» WRITTEN EXERCISE
Starting at the first line of the listing below, repeat each line exactly until the line containing "plt.rcParams['mathtext.fontset'] = 'dejavusans'", which you include. Leave out pictures.

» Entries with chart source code

■ ■ ■ ■

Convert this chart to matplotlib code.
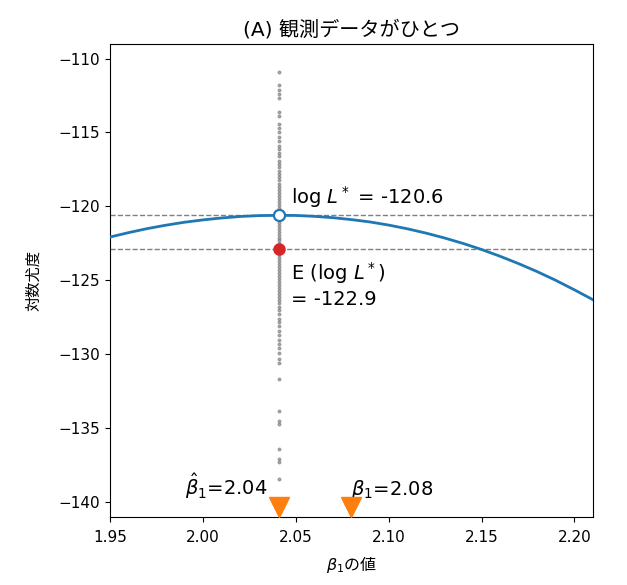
import numpy as np
import matplotlib
matplotlib.use('Agg')
import matplotlib.pyplot as plt

plt.rcParams['font.family'] = ['DejaVu Sans', 'Noto Sans CJK JP']
plt.rcParams['mathtext.fontset'] = 'dejavusans'

# log-likelihood curve
beta_grid = [1.95, 1.96, 1.97, 1.98, 1.99, 2.00, 2.01, 2.02, 2.03, 2.041,
             2.05, 2.06, 2.07, 2.08, 2.09, 2.10, 2.11, 2.12, 2.13, 2.14,
             2.15, 2.16, 2.17, 2.18, 2.19, 2.20, 2.21]
loglik = [-122.07, -121.77, -121.50, -121.27, -121.07, -120.91, -120.78, -120.68,
          -120.62, -120.60, -120.61, -120.67, -120.76, -120.89, -121.05, -121.26,
          -121.51, -121.80, -122.13, -122.50, -122.91, -123.37, -123.87, -124.41,
          -125.00, -125.64, -126.31]

# log L* of the other simulated data sets, evaluated at beta_hat
sim_loglik = [-110.9, -111.8, -112.1, -112.4, -112.7, -113.6, -113.9, -114.4, -114.7,
              -115.0, -115.3, -115.6, -115.9, -116.1, -116.4, -116.6, -116.9, -117.1,
              -117.3, -117.6, -117.8, -118.0, -118.2, -118.5, -118.7, -118.9, -119.1,
              -119.3, -119.5, -119.7, -119.9, -120.1, -120.3, -120.5, -120.7, -120.9,
              -121.1, -121.3, -121.5, -121.7, -121.9, -122.1, -122.3, -122.5, -122.7,
              -122.9, -123.1, -123.3, -123.5, -123.7, -123.9, -124.1, -124.3, -124.5,
              -124.7, -124.9, -125.1, -125.3, -125.5, -125.7, -125.9, -126.1, -126.3,
              -126.5, -126.8, -127.0, -127.3, -127.6, -127.8, -128.1, -128.4, -128.7,
              -129.0, -129.3, -129.6, -129.9, -130.3, -130.6, -131.7, -133.8, -134.5,
              -134.7, -136.4, -137.1, -137.3, -138.4]

beta_hat = 2.041
beta_true = 2.08
loglik_max = -120.6
loglik_mean = -122.9

fig = plt.figure(figsize=(6.27, 5.85), dpi=100)
ax = fig.add_axes([0.1754, 0.1162, 0.7704, 0.809])

ax.scatter([beta_hat] * len(sim_loglik), sim_loglik, s=3.5, color='gray', alpha=0.65, zorder=2)
ax.axhline(loglik_max, color='gray', ls='--', lw=1, zorder=1)
ax.axhline(loglik_mean, color='gray', ls='--', lw=1, zorder=1)
ax.plot(beta_grid, loglik, color='#1f77b4', lw=2, zorder=3)
ax.plot(beta_hat, loglik_max, 'o', ms=8, mfc='white', mec='#1f77b4', mew=1.6, zorder=4)
ax.plot(beta_hat, loglik_mean, 'o', ms=8, color='#d62728', zorder=4)

ax.plot(beta_hat, -140.3, 'v', ms=15, color='#ff7f0e', zorder=5)
ax.plot(beta_true, -140.3, 'v', ms=15, color='#ff7f0e', zorder=5)

ax.text(beta_hat + 0.0063, loglik_max + 0.75, 'log $L^*$ = %.1f' % loglik_max, fontsize=14)
ax.text(beta_hat + 0.0063, loglik_mean - 0.75, 'E (log $L^*$)\n= %.1f' % loglik_mean,
        fontsize=14, va='top', linespacing=1.25)
ax.text(beta_hat - 0.006, -139.5, r'$\hat{\beta}_1$=%.2f' % 2.04, fontsize=14, ha='right')
ax.text(beta_true, -139.5, r'$\beta_1$=%.2f' % beta_true, fontsize=14, ha='left')

ax.set_xlim(1.95, 2.21)
ax.set_ylim(-141, -109)
ax.set_xticks([1.95, 2.00, 2.05, 2.10, 2.15, 2.20])
ax.tick_params(labelsize=11)
ax.tick_params(axis='x', pad=5.5)
ax.set_title('(A) 観測データがひとつ', fontsize=14.5)
ax.set_xlabel(r'$\beta_1$の値', fontsize=11.5, family='Noto Sans CJK JP', labelpad=7)
ax.set_ylabel('対数尤度', fontsize=11, family='Noto Sans CJK JP', labelpad=12)

fig.savefig('out.png', dpi=100)
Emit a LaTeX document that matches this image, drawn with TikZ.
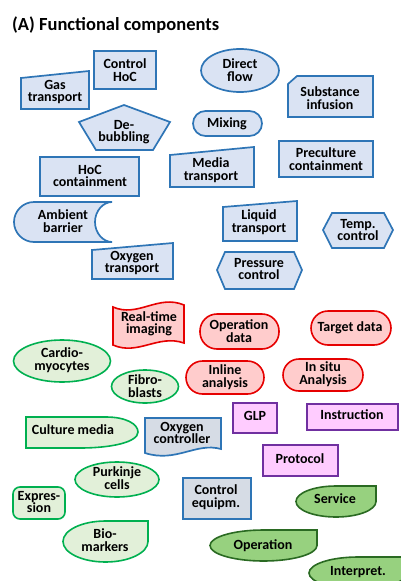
\documentclass[tikz,border=0pt]{standalone}
\usepackage{fontspec}
\setmainfont{Carlito}
\definecolor{blueF}{HTML}{DAE3F3}
\definecolor{blueD}{HTML}{2E75B6}
\definecolor{grayF}{HTML}{D6DCE5}
\definecolor{redF}{HTML}{FFCCCC}
\definecolor{redD}{HTML}{E60000}
\definecolor{greenF}{HTML}{E2F0D9}
\definecolor{greenD}{HTML}{00B050}
\definecolor{purpleF}{HTML}{FFCCFF}
\definecolor{purpleD}{HTML}{7030A0}
\definecolor{dgreenF}{HTML}{97D17F}
\definecolor{dgreenD}{HTML}{2A6A22}
\newcommand\tdrop[5]{%
  \pgfmathsetmacro\tdcx{(#2+#4)/2}\pgfmathsetmacro\tdcy{(#3+#5)/2}%
  \pgfmathsetmacro\tdkx{0.5523*(#4-#2)/2}\pgfmathsetmacro\tdky{0.5523*(#5-#3)/2}%
  \draw[#1] (\tdcx,#3) -- (#4,#3) -- (#4,\tdcy)
    .. controls (#4,\tdcy+\tdky) and (\tdcx+\tdkx,#5) .. (\tdcx,#5)
    .. controls (\tdcx-\tdkx,#5) and (#2,\tdcy+\tdky) .. (#2,\tdcy)
    .. controls (#2,\tdcy-\tdky) and (\tdcx-\tdkx,#3) .. (\tdcx,#3) -- cycle;}
\begin{document}
\begin{tikzpicture}[x=1pt,y=-1pt,
  lbl/.style={font=\fontsize{14}{#1}\selectfont\bfseries, align=center, inner sep=0pt, text=black},
  lbl/.default=12.5,
  bl/.style={draw=blueD, fill=blueF, line width=1.7pt},
  gb/.style={draw=blueD, fill=grayF, line width=1.7pt},
  rd/.style={draw=redD, fill=redF, line width=1.6pt},
  gr/.style={draw=greenD, fill=greenF, line width=1.6pt},
  pu/.style={draw=purpleD, fill=purpleF, line width=1.6pt},
  dg/.style={draw=dgreenD, fill=dgreenF, line width=1.6pt}]
\useasboundingbox (0,0) rectangle (401,581);
\begin{scope}
\clip (0,0) rectangle (401,581);
% title
\node[anchor=base west, font=\fontsize{18.5}{20}\selectfont\bfseries, inner sep=0pt] (title) at (12,30) {(A) Functional components};
% ---- blue
\draw[bl] (94,51) rectangle (156,89);
\node[lbl=13] (ctrlhoc) at (125,70) {Control\\HoC};
\draw[bl] (21,78) -- (89,71) -- (89,109) -- (21,109) -- cycle;
\node[lbl] (gas) at (55,92) {Gas\\transport};
\draw[bl] (124,105) -- (170,122) -- (153,150) -- (96,150) -- (79,122) -- cycle;
\node[lbl] (debub) at (124,132) {De-\\bubbling};
\draw[bl] (240,70.5) ellipse [x radius=39, y radius=21.5];
\node[lbl] (direct) at (240,70) {Direct\\flow};
\draw[bl] (297,76) -- (373,76) -- (373,117) -- (288,117) -- (288,84) -- cycle;
\node[lbl] (subst) at (330,98) {Substance\\infusion};
\draw[bl, rounded corners=12.5pt] (193,111) rectangle (262,136);
\node[lbl] (mixing) at (227,123.5) {Mixing};
\draw[bl] (279,141) rectangle (373,177);
\node[lbl] (precult) at (326,159) {Preculture\\containment};
\draw[bl] (170,155) -- (254,147) -- (254,187) -- (170,187) -- cycle;
\node[lbl] (media) at (211,170) {Media\\transport};
\draw[bl] (40,157) rectangle (139,196);
\node[lbl] (hoccont) at (90,176) {HoC\\containment};
\draw[bl] (112,202) -- (34,202) .. controls (23,202) and (14,211) .. (14,222)
  .. controls (14,233) and (23,242) .. (34,242) -- (112,242)
  .. controls (103,242) and (95,233) .. (95,222)
  .. controls (95,211) and (103,202) .. (112,202) -- cycle;
\node[lbl] (ambient) at (63,221) {Ambient\\barrier};
\draw[bl] (92,250) -- (173,243) -- (173,279) -- (92,279) -- cycle;
\node[lbl] (oxtrans) at (132,263) {Oxygen\\transport};
\draw[bl] (223,207) -- (297,201) -- (297,241) -- (223,241) -- cycle;
\node[lbl] (liquid) at (259,222) {Liquid\\transport};
\draw[bl] (323,230) -- (332,213) -- (384,213) -- (393,230) -- (384,248) -- (332,248) -- cycle;
\node[lbl] (temp) at (358,230) {Temp.\\control};
\draw[bl] (217,270) -- (225,252) -- (294,252) -- (302,270) -- (294,289) -- (225,289) -- cycle;
\node[lbl] (press) at (259,269) {Pressure\\control};
% ---- red
\draw[rd] (113,307) .. controls (138,318) and (158,294) .. (184,305) -- (184,343)
  .. controls (158,334) and (138,356) .. (113,345) -- cycle;
\node[lbl] (imaging) at (149,324) {Real-time\\imaging};
\draw[rd, rounded corners=17pt] (200,314) rectangle (279,349);
\node[lbl] (opdata) at (239,331) {Operation\\data};
\draw[rd, rounded corners=17pt] (311,311) rectangle (391,345);
\node[lbl] (target) at (350,328) {Target data};
\draw[rd, rounded corners=16.5pt] (186,361) rectangle (264,394);
\node[lbl] (inline) at (225,377) {Inline\\analysis};
\draw[rd, rounded corners=16pt] (283,359) rectangle (363,391);
\node[lbl] (insitu) at (323,374) {In situ\\Analysis};
% ---- light green
\draw[gr] (62,361) ellipse [x radius=48.5, y radius=21];
\node[lbl] (cardio) at (62,360) {Cardio-\\myocytes};
\draw[gr] (145,386.5) ellipse [x radius=33.5, y radius=16.5];
\node[lbl] (fibro) at (145,386) {Fibro-\\blasts};
\draw[gr] (26,417) -- (106,417) .. controls (126,417) and (138,424) .. (138,432)
  .. controls (138,442) and (112,448) .. (80,448) -- (26,448) -- cycle;
\node[lbl] (culture) at (73,430) {Culture media};
\draw[gr] (117,479.5) ellipse [x radius=42, y radius=17.5];
\node[lbl] (purkinje) at (117,478) {Purkinje\\cells};
\draw[gr, rounded corners=7pt] (13,487) rectangle (65,519);
\node[lbl] (expr) at (39,502) {Expres-\\sion};
\tdrop{gr}{63}{521}{148}{562}
\node[lbl] (bio) at (105,540) {Bio-\\markers};
% ---- gray-blue
\draw[gb] (145,418) -- (221,418) -- (221,449) .. controls (196,442) and (176,463) .. (145,453) -- cycle;
\node[lbl] (oxctrl) at (182,433) {Oxygen\\controller};
\draw[gb] (183,478) rectangle (251,519);
\node[lbl] (ctrlequip) at (216,497) {Control\\equipm.};
% ---- purple
\draw[pu] (233,403) rectangle (277,433);
\node[lbl] (glp) at (255,416) {GLP};
\draw[pu] (307,404) rectangle (398,430);
\node[lbl] (instr) at (352,415) {Instruction};
\draw[pu] (263,445) rectangle (338,476);
\node[lbl] (protocol) at (300,459) {Protocol};
% ---- dark green
\tdrop{dg}{296}{486}{376}{517}
\node[lbl] (service) at (335,499) {Service};
\tdrop{dg}{210}{530}{317}{561}
\node[lbl] (operation) at (263,545.5) {Operation};
\tdrop{dg}{309}{557}{407}{589}
\node[lbl] (interp) at (358,572) {Interpret.};
\end{scope}
\end{tikzpicture}
\end{document}
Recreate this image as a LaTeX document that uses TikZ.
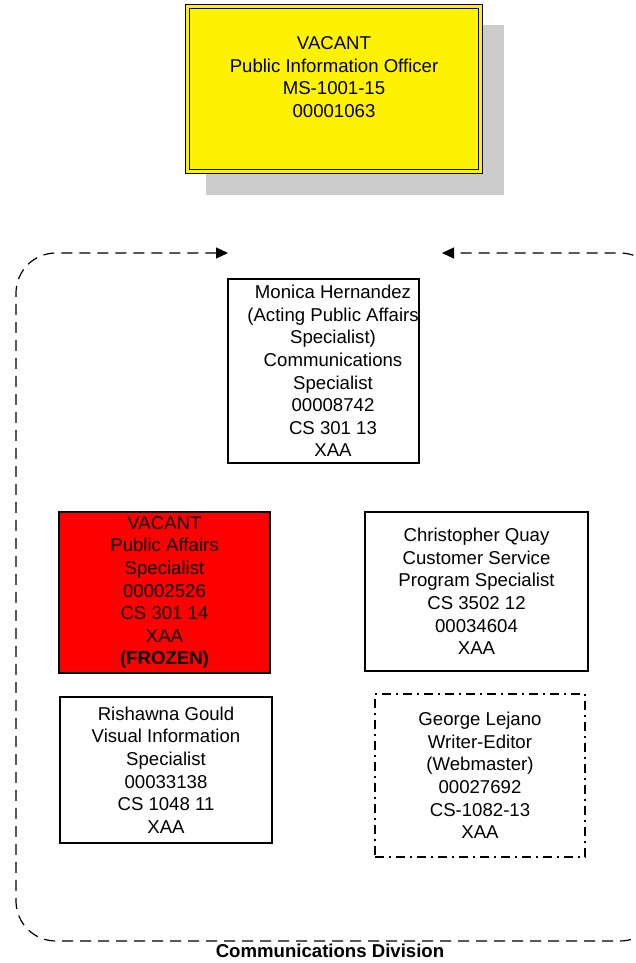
\documentclass[tikz,border=0pt]{standalone}
\usepackage{fontspec}
\setmainfont{Liberation Sans}
\usepackage{tikz}
\usetikzlibrary{arrows.meta}
\usetikzlibrary{positioning}

\begin{document}
\begin{tikzpicture}[x=1pt, y=-1pt,
    font=\fontsize{18.6}{22.6}\selectfont,
    post/.style={draw, line width=1.2pt, inner sep=0pt, align=center},
    frame/.style={dash pattern=on 11pt off 7pt, line width=1.2pt, rounded corners=40pt}]

    \useasboundingbox (0,0) rectangle (635,963);

    % office at the top
    \fill [black!20] (206,25) rectangle (504,195);
    \node [post, fill=yellow, line width=1pt, double=yellow, double distance=3.5pt,
      minimum width=293pt, minimum height=165pt] (pio) at (334,89) {};
    \node [align=center] (piotxt) at (334,77)
      {VACANT\\Public Information Officer\\MS-1001-15\\00001063};

    % division
    \coordinate (inl) at (228,253);
    \coordinate (inr) at (442,253);
    \draw [frame, {Triangle[length=12pt, width=11pt]}-{Triangle[length=12pt, width=11pt]}]
      (inl) -- (16,253) -- (16,941) -- (660,941) -- (660,253) -- (inr);
    \node [font=\fontsize{18.6}{22.6}\selectfont\bfseries] (division) at (330,951)
      {Communications Division};

    \node [post, minimum width=191pt, minimum height=184pt] (monica) at (323.5,371) {};
    \node [align=center] (monicatxt) at (333,371)
      {Monica Hernandez\\(Acting Public Affairs\\Specialist)\\Communications\\Specialist\\00008742\\CS 301 13\\XAA};

    \node [post, fill=red, minimum width=211pt, minimum height=161pt] (vacpas) at (164.5,592.5)
      {VACANT\\Public Affairs\\Specialist\\00002526\\CS 301 14\\XAA\\\textbf{(FROZEN)}};
    \node [post, minimum width=223pt, minimum height=159pt] (quay) at (476.5,591.5)
      {Christopher Quay\\Customer Service\\Program Specialist\\CS 3502 12\\00034604\\XAA};
    \node [post, minimum width=212pt, minimum height=146pt] (gould) at (166,770)
      {Rishawna Gould\\Visual Information\\Specialist\\00033138\\CS 1048 11\\XAA};
    \node [post, dash pattern=on 9pt off 5pt on 2pt off 5pt, minimum width=210pt,
      minimum height=163pt] (lejano) at (480,775.5)
      {George Lejano\\Writer-Editor\\(Webmaster)\\00027692\\CS-1082-13\\XAA};

\end{tikzpicture}
\end{document}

■ ■ ■ ■

» RESULT
Convert this chart to matplotlib code.
import numpy as np
import matplotlib
matplotlib.use('Agg')
import matplotlib.pyplot as plt

plt.rcParams['font.family'] = ['DejaVu Sans', 'Noto Sans CJK JP']
plt.rcParams['mathtext.fontset'] = 'dejavusans'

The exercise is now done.